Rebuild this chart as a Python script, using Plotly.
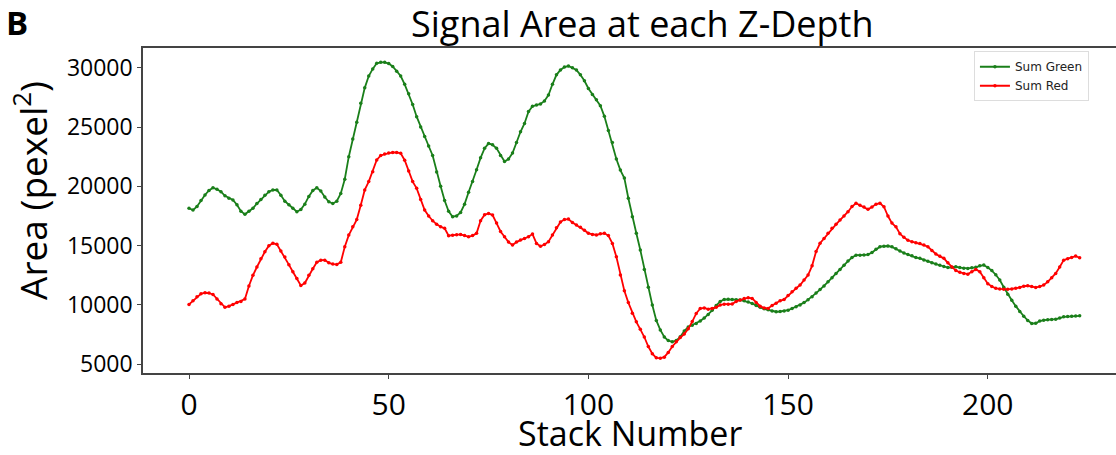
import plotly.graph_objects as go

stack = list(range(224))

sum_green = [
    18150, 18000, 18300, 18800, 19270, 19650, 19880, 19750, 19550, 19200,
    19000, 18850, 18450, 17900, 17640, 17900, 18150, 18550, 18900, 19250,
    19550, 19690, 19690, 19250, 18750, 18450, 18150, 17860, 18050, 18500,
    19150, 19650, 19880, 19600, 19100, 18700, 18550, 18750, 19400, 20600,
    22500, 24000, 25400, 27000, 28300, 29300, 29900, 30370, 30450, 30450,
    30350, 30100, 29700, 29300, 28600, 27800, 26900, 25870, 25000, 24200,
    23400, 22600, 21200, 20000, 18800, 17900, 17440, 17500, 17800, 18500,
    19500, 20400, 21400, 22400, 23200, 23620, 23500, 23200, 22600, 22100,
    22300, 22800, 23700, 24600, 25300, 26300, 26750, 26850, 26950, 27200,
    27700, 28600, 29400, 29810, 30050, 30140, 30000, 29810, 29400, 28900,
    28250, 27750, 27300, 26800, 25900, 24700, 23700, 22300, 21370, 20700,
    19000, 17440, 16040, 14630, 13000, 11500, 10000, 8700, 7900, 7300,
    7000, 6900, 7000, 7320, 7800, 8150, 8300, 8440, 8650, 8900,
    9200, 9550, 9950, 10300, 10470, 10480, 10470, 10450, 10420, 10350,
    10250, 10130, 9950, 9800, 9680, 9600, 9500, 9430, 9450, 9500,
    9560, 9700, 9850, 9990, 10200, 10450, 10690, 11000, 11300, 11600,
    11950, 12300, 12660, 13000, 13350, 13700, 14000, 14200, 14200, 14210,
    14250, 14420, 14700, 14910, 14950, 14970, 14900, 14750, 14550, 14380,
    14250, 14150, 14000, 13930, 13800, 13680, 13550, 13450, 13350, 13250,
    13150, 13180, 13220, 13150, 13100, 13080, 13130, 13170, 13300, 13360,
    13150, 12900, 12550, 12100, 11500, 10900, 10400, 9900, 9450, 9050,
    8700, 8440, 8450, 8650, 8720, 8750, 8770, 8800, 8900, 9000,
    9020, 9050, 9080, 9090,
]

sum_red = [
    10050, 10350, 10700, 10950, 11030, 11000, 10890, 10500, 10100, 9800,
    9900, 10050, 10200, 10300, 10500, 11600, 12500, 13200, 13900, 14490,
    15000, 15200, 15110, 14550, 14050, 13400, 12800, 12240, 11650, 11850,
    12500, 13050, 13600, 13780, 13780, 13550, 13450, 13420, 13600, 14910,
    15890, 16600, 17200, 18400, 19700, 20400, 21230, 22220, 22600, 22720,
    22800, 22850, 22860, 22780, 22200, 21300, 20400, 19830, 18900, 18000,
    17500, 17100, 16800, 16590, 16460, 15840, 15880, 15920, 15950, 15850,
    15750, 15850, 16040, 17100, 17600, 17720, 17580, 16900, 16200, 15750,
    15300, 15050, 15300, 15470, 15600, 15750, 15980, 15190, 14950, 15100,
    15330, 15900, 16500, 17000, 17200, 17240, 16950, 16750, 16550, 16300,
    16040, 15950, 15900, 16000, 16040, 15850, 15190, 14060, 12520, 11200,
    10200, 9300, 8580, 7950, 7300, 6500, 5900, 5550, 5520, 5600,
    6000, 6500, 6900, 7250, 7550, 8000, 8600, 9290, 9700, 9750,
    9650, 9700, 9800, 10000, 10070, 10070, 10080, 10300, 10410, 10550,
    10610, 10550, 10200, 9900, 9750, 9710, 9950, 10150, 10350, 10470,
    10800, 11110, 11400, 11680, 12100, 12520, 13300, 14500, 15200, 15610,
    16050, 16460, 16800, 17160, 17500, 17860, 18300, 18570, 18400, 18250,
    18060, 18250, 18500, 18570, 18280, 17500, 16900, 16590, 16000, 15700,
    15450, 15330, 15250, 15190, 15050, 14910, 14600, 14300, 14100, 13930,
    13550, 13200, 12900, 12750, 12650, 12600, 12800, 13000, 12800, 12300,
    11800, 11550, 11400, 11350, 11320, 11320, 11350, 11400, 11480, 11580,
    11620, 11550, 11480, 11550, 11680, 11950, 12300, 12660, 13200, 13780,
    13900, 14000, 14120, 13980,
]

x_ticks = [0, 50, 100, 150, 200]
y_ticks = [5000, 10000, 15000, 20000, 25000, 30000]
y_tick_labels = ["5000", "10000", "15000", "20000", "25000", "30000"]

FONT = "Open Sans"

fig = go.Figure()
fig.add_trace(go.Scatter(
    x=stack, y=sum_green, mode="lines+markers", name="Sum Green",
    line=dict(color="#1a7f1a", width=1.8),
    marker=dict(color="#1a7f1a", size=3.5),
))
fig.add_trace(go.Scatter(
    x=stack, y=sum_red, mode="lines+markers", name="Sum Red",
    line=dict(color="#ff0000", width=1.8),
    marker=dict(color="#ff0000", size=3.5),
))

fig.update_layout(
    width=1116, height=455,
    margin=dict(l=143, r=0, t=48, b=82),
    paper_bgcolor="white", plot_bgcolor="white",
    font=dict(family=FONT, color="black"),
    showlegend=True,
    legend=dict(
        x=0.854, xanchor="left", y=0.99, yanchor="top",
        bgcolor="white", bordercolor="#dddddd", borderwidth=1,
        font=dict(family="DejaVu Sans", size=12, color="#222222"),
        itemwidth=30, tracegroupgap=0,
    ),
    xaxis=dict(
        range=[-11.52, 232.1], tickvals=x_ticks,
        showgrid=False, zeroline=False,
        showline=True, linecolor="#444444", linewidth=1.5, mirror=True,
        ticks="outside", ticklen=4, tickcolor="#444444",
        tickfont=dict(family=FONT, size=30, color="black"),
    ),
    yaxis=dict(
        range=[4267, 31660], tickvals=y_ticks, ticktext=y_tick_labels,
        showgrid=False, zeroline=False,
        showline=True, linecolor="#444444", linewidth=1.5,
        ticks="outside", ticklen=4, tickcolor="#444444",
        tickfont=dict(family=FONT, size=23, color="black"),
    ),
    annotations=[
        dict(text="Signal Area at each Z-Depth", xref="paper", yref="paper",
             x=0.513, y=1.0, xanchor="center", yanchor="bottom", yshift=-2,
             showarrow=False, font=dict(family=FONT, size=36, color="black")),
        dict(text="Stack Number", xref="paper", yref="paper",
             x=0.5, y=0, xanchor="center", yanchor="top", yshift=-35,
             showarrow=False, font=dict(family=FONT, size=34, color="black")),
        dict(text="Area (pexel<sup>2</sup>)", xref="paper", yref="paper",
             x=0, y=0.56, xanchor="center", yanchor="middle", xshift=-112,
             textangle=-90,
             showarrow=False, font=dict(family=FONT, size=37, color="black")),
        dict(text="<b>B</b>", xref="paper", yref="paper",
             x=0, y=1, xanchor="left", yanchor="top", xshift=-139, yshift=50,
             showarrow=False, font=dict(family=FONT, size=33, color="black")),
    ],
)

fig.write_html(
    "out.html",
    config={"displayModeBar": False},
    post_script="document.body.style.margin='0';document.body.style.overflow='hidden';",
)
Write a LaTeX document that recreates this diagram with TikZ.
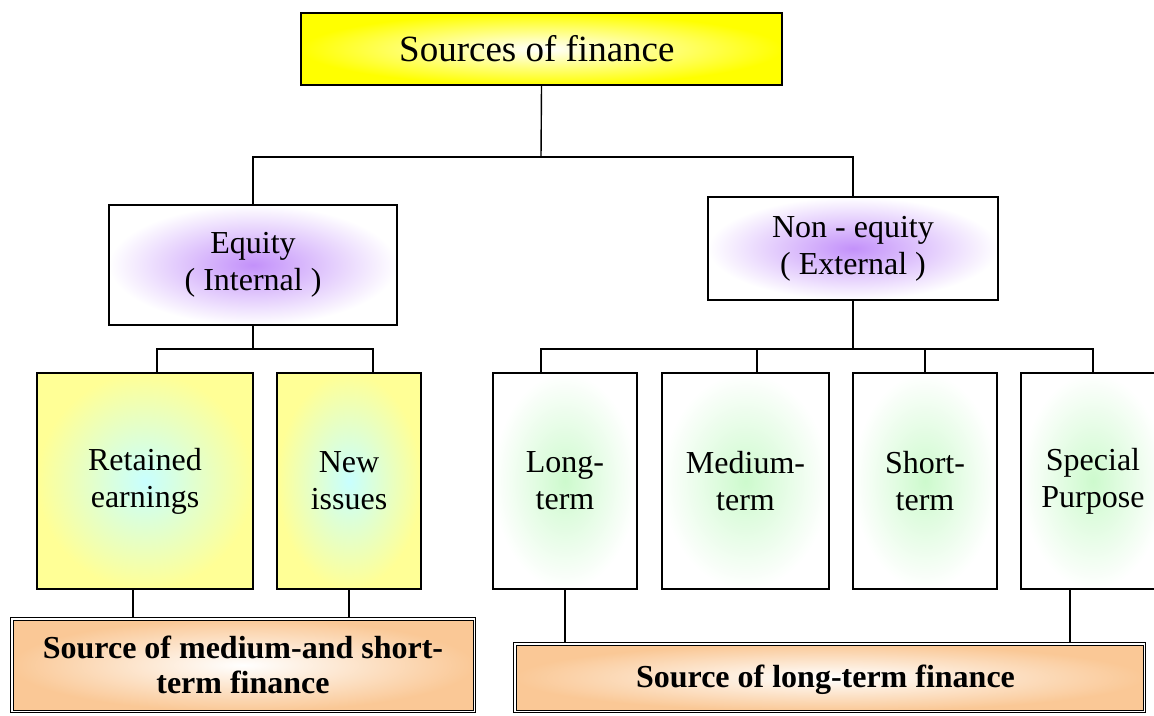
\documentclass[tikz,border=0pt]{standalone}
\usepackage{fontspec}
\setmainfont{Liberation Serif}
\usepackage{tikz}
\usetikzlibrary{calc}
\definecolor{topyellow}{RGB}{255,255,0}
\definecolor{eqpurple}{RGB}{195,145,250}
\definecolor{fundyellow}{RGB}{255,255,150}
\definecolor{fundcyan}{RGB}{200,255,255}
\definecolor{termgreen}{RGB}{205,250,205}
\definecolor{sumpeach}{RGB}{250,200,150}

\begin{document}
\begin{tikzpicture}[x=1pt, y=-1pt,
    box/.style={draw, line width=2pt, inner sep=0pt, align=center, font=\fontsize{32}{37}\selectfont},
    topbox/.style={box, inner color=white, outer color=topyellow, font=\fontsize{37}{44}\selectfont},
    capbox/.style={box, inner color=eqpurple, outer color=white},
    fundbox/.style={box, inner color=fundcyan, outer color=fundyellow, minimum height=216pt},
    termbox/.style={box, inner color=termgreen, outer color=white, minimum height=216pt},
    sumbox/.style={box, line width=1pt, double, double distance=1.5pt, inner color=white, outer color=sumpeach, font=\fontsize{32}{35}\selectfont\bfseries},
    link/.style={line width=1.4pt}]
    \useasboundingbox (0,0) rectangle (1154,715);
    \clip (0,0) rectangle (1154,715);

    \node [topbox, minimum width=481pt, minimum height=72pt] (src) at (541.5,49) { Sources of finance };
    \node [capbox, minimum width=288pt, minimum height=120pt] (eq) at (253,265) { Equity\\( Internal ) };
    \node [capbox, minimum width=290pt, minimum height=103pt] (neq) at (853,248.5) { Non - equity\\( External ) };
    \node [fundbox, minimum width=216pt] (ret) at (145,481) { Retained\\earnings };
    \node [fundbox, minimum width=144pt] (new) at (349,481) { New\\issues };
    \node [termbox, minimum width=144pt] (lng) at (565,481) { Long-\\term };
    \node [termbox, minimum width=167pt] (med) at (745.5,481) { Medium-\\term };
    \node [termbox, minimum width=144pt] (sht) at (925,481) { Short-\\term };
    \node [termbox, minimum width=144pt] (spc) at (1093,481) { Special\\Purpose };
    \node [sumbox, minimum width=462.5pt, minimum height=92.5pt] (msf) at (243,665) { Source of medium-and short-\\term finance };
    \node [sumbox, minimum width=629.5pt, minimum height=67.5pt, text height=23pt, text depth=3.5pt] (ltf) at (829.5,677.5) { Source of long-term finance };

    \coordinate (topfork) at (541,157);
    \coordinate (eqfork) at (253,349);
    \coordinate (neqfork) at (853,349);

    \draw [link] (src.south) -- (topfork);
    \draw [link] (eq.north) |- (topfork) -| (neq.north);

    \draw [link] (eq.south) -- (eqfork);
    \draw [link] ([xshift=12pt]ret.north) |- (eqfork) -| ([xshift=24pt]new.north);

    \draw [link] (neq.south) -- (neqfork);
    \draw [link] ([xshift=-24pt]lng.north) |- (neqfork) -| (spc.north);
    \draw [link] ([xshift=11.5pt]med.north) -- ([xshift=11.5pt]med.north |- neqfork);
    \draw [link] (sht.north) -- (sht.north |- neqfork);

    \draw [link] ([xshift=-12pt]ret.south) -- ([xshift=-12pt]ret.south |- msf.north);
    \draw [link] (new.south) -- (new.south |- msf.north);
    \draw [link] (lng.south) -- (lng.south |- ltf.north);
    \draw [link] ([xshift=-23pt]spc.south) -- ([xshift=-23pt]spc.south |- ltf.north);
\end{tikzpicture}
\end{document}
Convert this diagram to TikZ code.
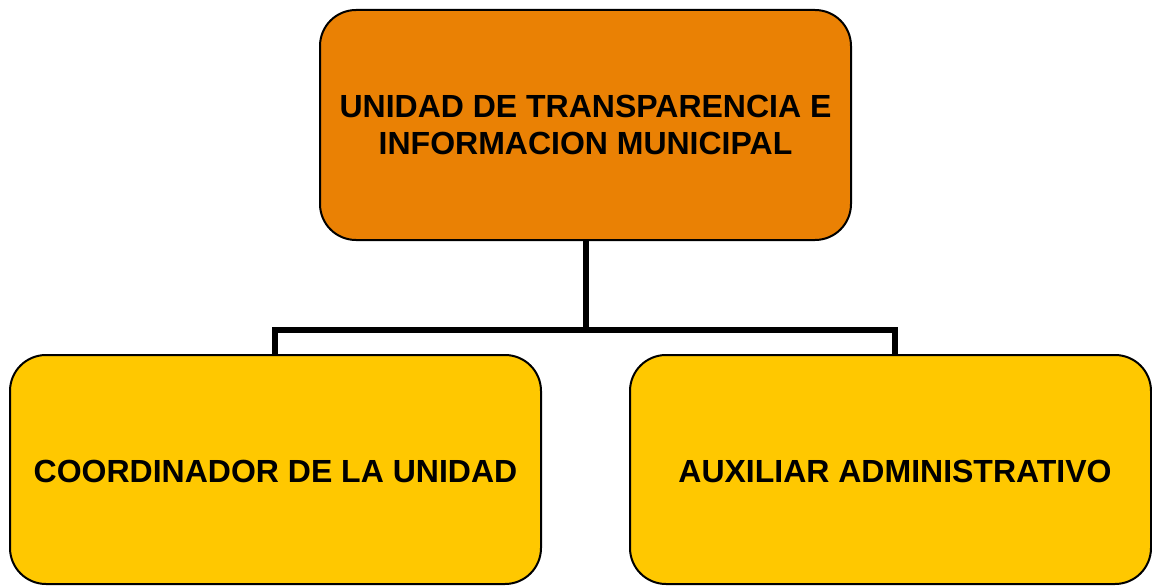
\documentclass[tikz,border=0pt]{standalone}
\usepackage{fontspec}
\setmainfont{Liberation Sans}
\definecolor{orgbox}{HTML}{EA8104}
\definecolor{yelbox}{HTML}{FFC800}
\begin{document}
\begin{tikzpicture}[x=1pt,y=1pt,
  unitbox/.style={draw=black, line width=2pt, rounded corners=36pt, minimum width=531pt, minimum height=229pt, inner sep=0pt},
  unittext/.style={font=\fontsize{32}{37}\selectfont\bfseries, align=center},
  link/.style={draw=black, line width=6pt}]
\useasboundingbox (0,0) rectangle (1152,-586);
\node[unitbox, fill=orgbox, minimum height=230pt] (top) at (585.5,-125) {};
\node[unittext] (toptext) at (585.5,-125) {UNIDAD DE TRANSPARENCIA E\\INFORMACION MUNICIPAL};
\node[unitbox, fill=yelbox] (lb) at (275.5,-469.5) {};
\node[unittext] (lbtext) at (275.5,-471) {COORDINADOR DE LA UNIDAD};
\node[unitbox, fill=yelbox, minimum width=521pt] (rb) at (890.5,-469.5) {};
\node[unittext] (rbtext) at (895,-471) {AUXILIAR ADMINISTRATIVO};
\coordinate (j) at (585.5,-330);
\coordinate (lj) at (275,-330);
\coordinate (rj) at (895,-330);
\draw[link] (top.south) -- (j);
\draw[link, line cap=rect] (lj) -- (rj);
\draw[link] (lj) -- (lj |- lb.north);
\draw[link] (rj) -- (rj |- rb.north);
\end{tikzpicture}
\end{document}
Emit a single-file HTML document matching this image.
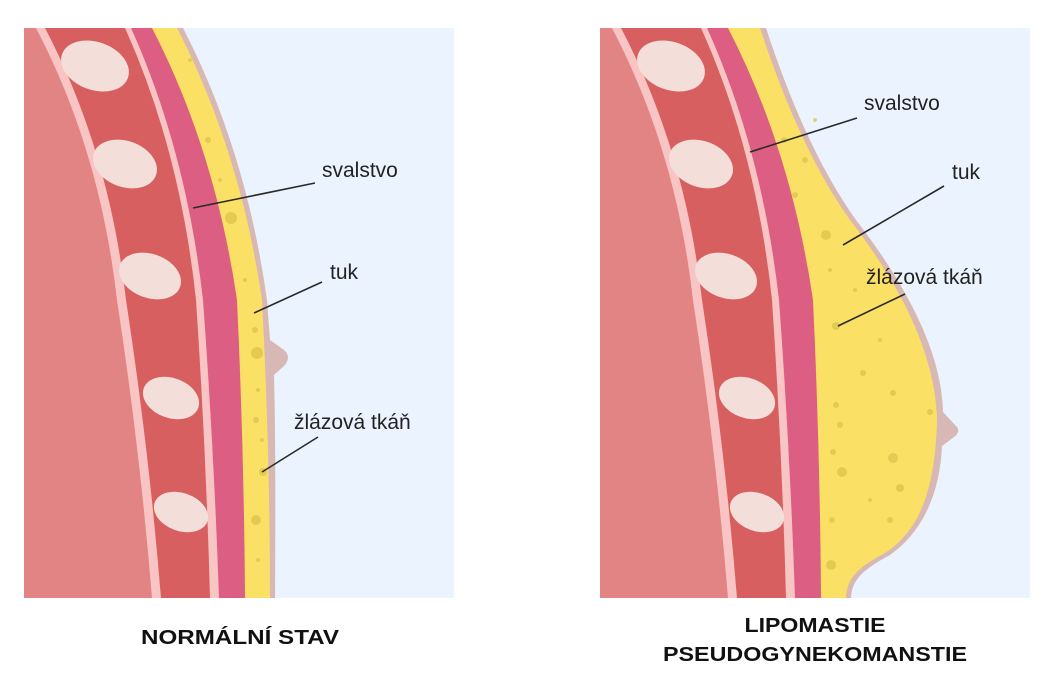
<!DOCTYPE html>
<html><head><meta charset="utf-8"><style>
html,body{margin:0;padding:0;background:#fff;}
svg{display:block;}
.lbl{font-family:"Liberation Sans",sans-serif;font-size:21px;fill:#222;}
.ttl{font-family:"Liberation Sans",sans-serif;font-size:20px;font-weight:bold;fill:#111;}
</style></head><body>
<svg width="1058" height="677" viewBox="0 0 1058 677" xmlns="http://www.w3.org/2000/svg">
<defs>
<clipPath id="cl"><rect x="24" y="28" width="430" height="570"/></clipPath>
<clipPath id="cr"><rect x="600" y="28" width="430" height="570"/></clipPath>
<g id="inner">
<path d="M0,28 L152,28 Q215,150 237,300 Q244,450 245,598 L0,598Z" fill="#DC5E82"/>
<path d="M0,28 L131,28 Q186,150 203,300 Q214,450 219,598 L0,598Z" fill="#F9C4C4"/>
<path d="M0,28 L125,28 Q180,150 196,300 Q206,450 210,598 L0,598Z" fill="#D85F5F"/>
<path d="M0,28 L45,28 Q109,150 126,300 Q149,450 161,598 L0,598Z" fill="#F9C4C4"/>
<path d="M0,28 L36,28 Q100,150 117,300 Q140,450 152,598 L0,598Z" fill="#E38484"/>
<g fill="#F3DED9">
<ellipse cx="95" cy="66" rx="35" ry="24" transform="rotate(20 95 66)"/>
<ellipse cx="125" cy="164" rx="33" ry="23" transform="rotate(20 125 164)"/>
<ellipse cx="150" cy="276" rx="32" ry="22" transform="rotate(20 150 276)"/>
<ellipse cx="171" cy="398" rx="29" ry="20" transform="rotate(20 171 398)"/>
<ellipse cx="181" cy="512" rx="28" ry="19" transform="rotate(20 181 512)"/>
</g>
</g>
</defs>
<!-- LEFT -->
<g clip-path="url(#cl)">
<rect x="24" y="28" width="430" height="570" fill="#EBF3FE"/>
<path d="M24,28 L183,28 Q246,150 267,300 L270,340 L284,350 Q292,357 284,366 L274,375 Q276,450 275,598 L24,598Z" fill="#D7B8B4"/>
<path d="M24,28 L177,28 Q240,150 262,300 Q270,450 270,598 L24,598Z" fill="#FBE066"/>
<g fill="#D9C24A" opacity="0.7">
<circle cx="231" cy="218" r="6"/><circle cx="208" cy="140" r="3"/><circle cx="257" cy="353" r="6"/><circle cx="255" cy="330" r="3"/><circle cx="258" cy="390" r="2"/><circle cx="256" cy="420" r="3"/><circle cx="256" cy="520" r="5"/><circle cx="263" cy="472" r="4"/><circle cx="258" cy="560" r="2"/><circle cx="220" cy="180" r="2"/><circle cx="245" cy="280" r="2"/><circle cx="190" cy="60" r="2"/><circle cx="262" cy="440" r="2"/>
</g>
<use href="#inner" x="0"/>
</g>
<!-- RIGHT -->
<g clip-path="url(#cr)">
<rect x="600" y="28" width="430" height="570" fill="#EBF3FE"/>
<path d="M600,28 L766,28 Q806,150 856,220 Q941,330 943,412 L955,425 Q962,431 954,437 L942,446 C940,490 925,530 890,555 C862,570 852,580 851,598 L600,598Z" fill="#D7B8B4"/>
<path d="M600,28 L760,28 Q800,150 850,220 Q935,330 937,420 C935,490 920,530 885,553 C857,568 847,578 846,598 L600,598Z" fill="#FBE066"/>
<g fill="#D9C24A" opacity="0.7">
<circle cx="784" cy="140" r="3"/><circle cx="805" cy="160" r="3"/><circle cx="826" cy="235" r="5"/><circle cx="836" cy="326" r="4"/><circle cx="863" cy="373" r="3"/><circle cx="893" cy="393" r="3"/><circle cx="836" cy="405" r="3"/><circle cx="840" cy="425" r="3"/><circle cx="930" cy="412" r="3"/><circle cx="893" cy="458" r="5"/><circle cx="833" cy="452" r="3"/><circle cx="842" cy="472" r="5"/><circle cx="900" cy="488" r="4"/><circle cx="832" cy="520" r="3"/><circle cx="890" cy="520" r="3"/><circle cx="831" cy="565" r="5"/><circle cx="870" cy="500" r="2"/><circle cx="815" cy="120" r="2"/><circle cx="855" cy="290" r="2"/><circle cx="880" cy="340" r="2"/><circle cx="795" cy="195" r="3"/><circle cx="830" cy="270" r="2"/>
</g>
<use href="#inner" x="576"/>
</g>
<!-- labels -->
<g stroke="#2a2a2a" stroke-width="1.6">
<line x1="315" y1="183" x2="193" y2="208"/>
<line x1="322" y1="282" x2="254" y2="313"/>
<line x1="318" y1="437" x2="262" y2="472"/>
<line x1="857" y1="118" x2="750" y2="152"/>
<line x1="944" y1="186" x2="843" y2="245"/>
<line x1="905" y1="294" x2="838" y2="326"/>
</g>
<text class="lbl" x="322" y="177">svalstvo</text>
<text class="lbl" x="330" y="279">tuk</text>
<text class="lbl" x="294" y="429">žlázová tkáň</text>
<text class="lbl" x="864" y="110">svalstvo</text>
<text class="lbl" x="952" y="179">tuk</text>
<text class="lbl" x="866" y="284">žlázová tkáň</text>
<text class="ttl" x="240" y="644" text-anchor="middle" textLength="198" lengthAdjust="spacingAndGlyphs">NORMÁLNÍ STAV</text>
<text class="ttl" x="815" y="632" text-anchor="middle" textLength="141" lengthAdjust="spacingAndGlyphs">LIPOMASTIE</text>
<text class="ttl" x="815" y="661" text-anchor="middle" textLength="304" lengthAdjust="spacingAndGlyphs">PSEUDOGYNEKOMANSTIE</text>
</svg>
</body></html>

### Directions
Omit the pictures, then repeat exactly each line from the beginning of the listing through the line with "stack = list(range(224))".

### Answer to this exercise
Rebuild this chart as a Python script, using Plotly.
import plotly.graph_objects as go

stack = list(range(224))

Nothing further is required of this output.